In the 1100 case, the largest map shows some interesting behavior: because the ρ-θ pairs are few in number and are stored in unique locations in the map (thanks to the static map initialization described above), the x-y values associated with them get "dragged" into the circular areas associated with the two weighted components of each vector. The map clearly shows which ρ-θ values are more often associated with large (or small) x and y values.

1111

Conclusions

Even though I only investigated a single family of distance metrics and did not vary other SOM parameters during these experiments, the gross structure of the resulting maps is quite interesting.

The most striking conclusion I have drawn from these experiments is that, in the space of weighted Euclidean distance metrics, a zero weight is significantly different from a nonzero weight.
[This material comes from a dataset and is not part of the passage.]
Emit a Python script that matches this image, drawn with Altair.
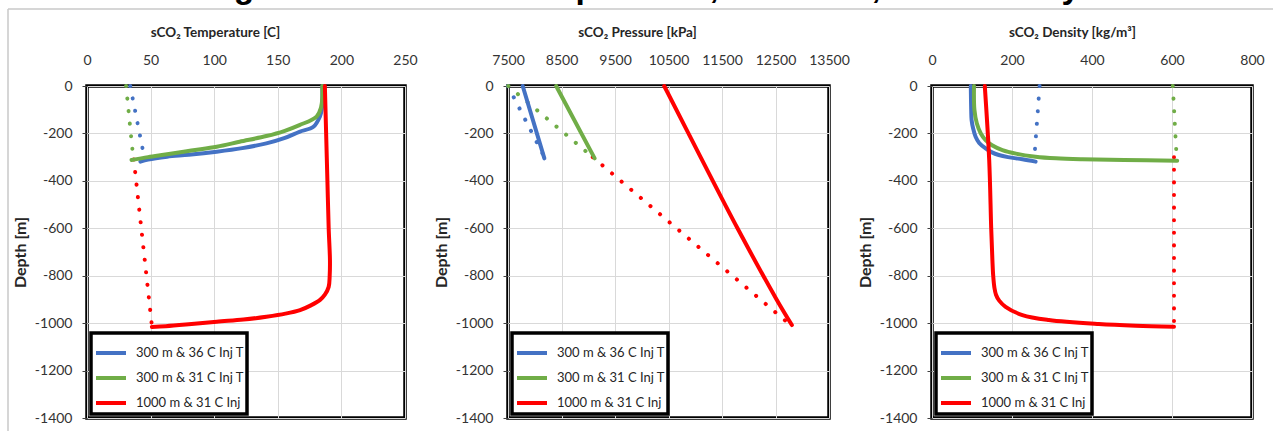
import altair as alt
import pandas as pd

SERIES = ["300 m & 36 C Inj T", "300 m & 31 C Inj T", "1000 m & 31 C Inj"]
COLORS = ["#4472C4", "#70AD47", "#FF0000"]
FIG_TITLE = "Figure 6 - Modeled Temperature, Pressure, and Density"

# ---------------- Temperature panel ----------------
T_BLUE_SOLID_D = [0, -60, -100, -130, -172, -193, -220, -242, -262, -277, -290, -298, -310, -319]
T_BLUE_SOLID_V = [185, 185, 184.5, 183, 178, 167, 155, 141, 122, 102, 80, 63, 48, 42]
T_GREEN_SOLID_D = [0, -50, -90, -129, -165, -190, -211, -235, -256, -272, -288, -300, -312]
T_GREEN_SOLID_V = [185, 185, 184, 180.5, 167, 155, 141, 120, 102, 82, 63, 48, 35]
T_RED_SOLID_D = [0, -200, -400, -600, -734, -800, -847, -880, -903, -925, -945, -960, -973, -985, -994, -1005, -1013, -1016]
T_RED_SOLID_V = [187, 188, 189, 190, 191, 190.8, 190, 187, 183, 176, 167.5, 156, 141, 123, 102, 80, 62, 51]
T_BLUE_DOT_D = [0, -300]
T_BLUE_DOT_V = [34, 45]
T_GREEN_DOT_D = [0, -310]
T_GREEN_DOT_V = [30.7, 36.5]
T_RED_DOT_D = [-310, -1015]
T_RED_DOT_V = [36.8, 51.1]

# ---------------- Pressure panel ----------------
P_BLUE_SOLID_D = [0, -305]
P_BLUE_SOLID_V = [7775, 8180]
P_GREEN_SOLID_D = [0, -305]
P_GREEN_SOLID_V = [8400, 9120]
P_RED_SOLID_D = [0, -300, -600, -900, -1008]
P_RED_SOLID_V = [10420, 11100, 11790, 12520, 12806]
P_BLUE_DOT_D = [0, -300]
P_BLUE_DOT_V = [7500, 8180]
P_GREEN_DOT_D = [0, -300]
P_GREEN_DOT_V = [7505, 9085]
P_RED_DOT_D = [-300, -1008]
P_RED_DOT_V = [9085, 12780]

# ---------------- Density panel ----------------
D_BLUE_SOLID_D = [0, -100, -143, -180, -214, -240, -263, -280, -291, -300, -309, -319]
D_BLUE_SOLID_V = [97, 98, 99, 103, 109, 118, 134, 150, 167, 190, 226, 259]
D_GREEN_SOLID_D = [0, -100, -157, -200, -228, -250, -270, -285, -298, -305, -309, -312, -315]
D_GREEN_SOLID_V = [105, 106, 112, 122, 134, 150, 176, 210, 259, 310, 376, 480, 613]
D_RED_SOLID_D = [0, -312, -600, -734, -800, -850, -880, -905, -931, -966, -987, -1004, -1011, -1015]
D_RED_SOLID_V = [132, 143, 148, 151, 153, 156, 160, 168, 184, 226, 292, 417, 509, 605]
D_BLUE_DOT_D = [0, -300]
D_BLUE_DOT_V = [269, 256]
D_GREEN_DOT_D = [0, -315]
D_GREEN_DOT_V = [602, 612]
D_RED_DOT_D = [-300, -1015]
D_RED_DOT_V = [605, 605]

Y_TICKS = [-1400, -1200, -1000, -800, -600, -400, -200, 0]
T_TICKS = [0, 50, 100, 150, 200, 250]
P_TICKS = [7500, 8500, 9500, 10500, 11500, 12500, 13500]
D_TICKS = [0, 200, 400, 600, 800]


def make_df(parts):
    rows = []
    for series, style, depths, vals in parts:
        for i, (d, v) in enumerate(zip(depths, vals)):
            rows.append({"series": series, "style": style, "depth": d, "value": v, "idx": i})
    return pd.DataFrame(rows)


def panel(parts, xdomain, xticks, xtitle, title_x, width, deco=False):
    df = make_df(parts)
    base = alt.Chart(df)
    x = alt.X(
        "value:Q",
        scale=alt.Scale(domain=xdomain, nice=False, zero=False),
        axis=alt.Axis(orient="top", values=xticks, title=xtitle, titleX=title_x,
                      labelExpr="'' + datum.value", ticks=False, tickSize=0, domain=False,
                      labelOverlap=False, labelFlush=False, labelPadding=19, titlePadding=14,
                      titleFontSize=13.5),
    )
    y = alt.Y(
        "depth:Q",
        scale=alt.Scale(domain=[-1400, 0], nice=False),
        axis=alt.Axis(values=Y_TICKS, title="Depth [m]", labelExpr="'' + datum.value",
                      labelOverlap=False, labelFlush=False, tickSize=5, labelPadding=10,
                      titlePadding=6, domain=False, titleFontSize=16),
    )
    cscale = alt.Scale(domain=SERIES, range=COLORS)
    dotted_layers = []
    for name, col in zip(SERIES, COLORS):
        dotted_layers.append(
            base.transform_filter(
                f"datum.style == 'dot' && datum.series == '{name}'"
            ).mark_line(strokeDash=[0.1, 12.5], strokeCap="round", strokeWidth=4, color=col)
            .encode(x=x, y=y, order="idx:Q")
        )
    solid = base.transform_filter("datum.style == 'solid'").mark_line(
        strokeWidth=4, strokeCap="round", strokeJoin="round", interpolate="catmull-rom"
    ).encode(
        x=x, y=y,
        color=alt.Color("series:N", scale=cscale,
                        legend=alt.Legend(title=None, orient="bottom-left", offset=4)),
        order="idx:Q",
    )
    layers = dotted_layers + [solid]
    if deco:
        tdf = pd.DataFrame({"t": [FIG_TITLE]})
        frame_h = alt.Chart(tdf).mark_rule(color="#c8c8c8", strokeWidth=1.5).encode(
            x=alt.value(-79), x2=alt.value(1200), y=alt.value(-77))
        frame_v = alt.Chart(tdf).mark_rule(color="#c8c8c8", strokeWidth=1.5).encode(
            x=alt.value(-79), y=alt.value(-77), y2=alt.value(360))
        ttl = alt.Chart(tdf).mark_text(font="Liberation Sans", fontWeight="bold", fontSize=33.5,
                                       baseline="alphabetic", align="center", color="black").encode(
            x=alt.value(555), y=alt.value(-88), text="t:N")
        layers = [frame_h, frame_v, ttl] + layers
    return alt.layer(*layers).properties(width=width, height=332)


p1 = panel([
    (SERIES[0], "dot", T_BLUE_DOT_D, T_BLUE_DOT_V),
    (SERIES[1], "dot", T_GREEN_DOT_D, T_GREEN_DOT_V),
    (SERIES[2], "dot", T_RED_DOT_D, T_RED_DOT_V),
    (SERIES[0], "solid", T_BLUE_SOLID_D, T_BLUE_SOLID_V),
    (SERIES[1], "solid", T_GREEN_SOLID_D, T_GREEN_SOLID_V),
    (SERIES[2], "solid", T_RED_SOLID_D, T_RED_SOLID_V),
], [0, 250], T_TICKS, "sCO₂ Temperature [C]", 128, 318, deco=True)

p2 = panel([
    (SERIES[0], "dot", P_BLUE_DOT_D, P_BLUE_DOT_V),
    (SERIES[1], "dot", P_GREEN_DOT_D, P_GREEN_DOT_V),
    (SERIES[2], "dot", P_RED_DOT_D, P_RED_DOT_V),
    (SERIES[0], "solid", P_BLUE_SOLID_D, P_BLUE_SOLID_V),
    (SERIES[1], "solid", P_GREEN_SOLID_D, P_GREEN_SOLID_V),
    (SERIES[2], "solid", P_RED_SOLID_D, P_RED_SOLID_V),
], [7500, 13500], P_TICKS, "sCO₂ Pressure [kPa]", 129, 321)

p3 = panel([
    (SERIES[0], "dot", D_BLUE_DOT_D, D_BLUE_DOT_V),
    (SERIES[1], "dot", D_GREEN_DOT_D, D_GREEN_DOT_V),
    (SERIES[2], "dot", D_RED_DOT_D, D_RED_DOT_V),
    (SERIES[0], "solid", D_BLUE_SOLID_D, D_BLUE_SOLID_V),
    (SERIES[1], "solid", D_GREEN_SOLID_D, D_GREEN_SOLID_V),
    (SERIES[2], "solid", D_RED_SOLID_D, D_RED_SOLID_V),
], [0, 800], D_TICKS, "sCO₂ Density [kg/m³]", 140, 320)

chart = alt.hconcat(p1, p2, p3, spacing=103, bounds="flush").resolve_scale(
    color="independent"
).resolve_legend(color="independent").properties(
    autosize=alt.AutoSizeParams(type="none"),
    padding={"left": 87, "top": 86, "right": 1186, "bottom": 345},
    background="white",
).configure_view(
    stroke="black", strokeWidth=3.5
).configure_axis(
    labelFont="Lato", labelFontSize=14, labelColor="#333333",
    titleFont="Lato", titleFontWeight="bold", titleColor="#262626",
    gridColor="#d9d9d9", gridWidth=1, tickColor="#404040",
).configure_legend(
    strokeColor="black", strokeWidth=3.5, fillColor="white", padding=3, rowPadding=-2.5,
    symbolType="stroke", symbolSize=900, symbolStrokeWidth=4,
    labelFont="Lato", labelFontSize=13, labelColor="#262626", labelOffset=8,
)

chart.save("out.html", embed_options={"renderer": "svg", "actions": False})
Even numerically small weights yield significantly different map structures than zero weights.

Second, the chunkiness in the map seems to be due to the number of distinct values to be stored in the map. For instance, the map produced with weight vector 1000 displays discrete regions, while the map produced with weight vector 0001 displays more of a cloudy overall structure. This is because the training dataset contains only 10 distinct values along the first dimension, but hundreds of distinct values along the fourth dimension. Increasing the size of the map, relative to the number of distinct values to be stored, is probably the only way to ensure a map with distinct regions.

Finally, because this task was invented with an eye toward later simulation of motor cortex self-organization, I want to speculate a little on the application of this zero-weight effect in that context. These experiments used a fixed weight vector throughout the life of each SOM. It could be interesting to interpret weight vectors in some sort of neural connectivity standpoint, and imagine what happens to these vectors as, e.g., neurons die and brain connectivity is reduced. Perhaps maps that train partially and then have some zeros introduced into their weight vectors would display interesting behavior.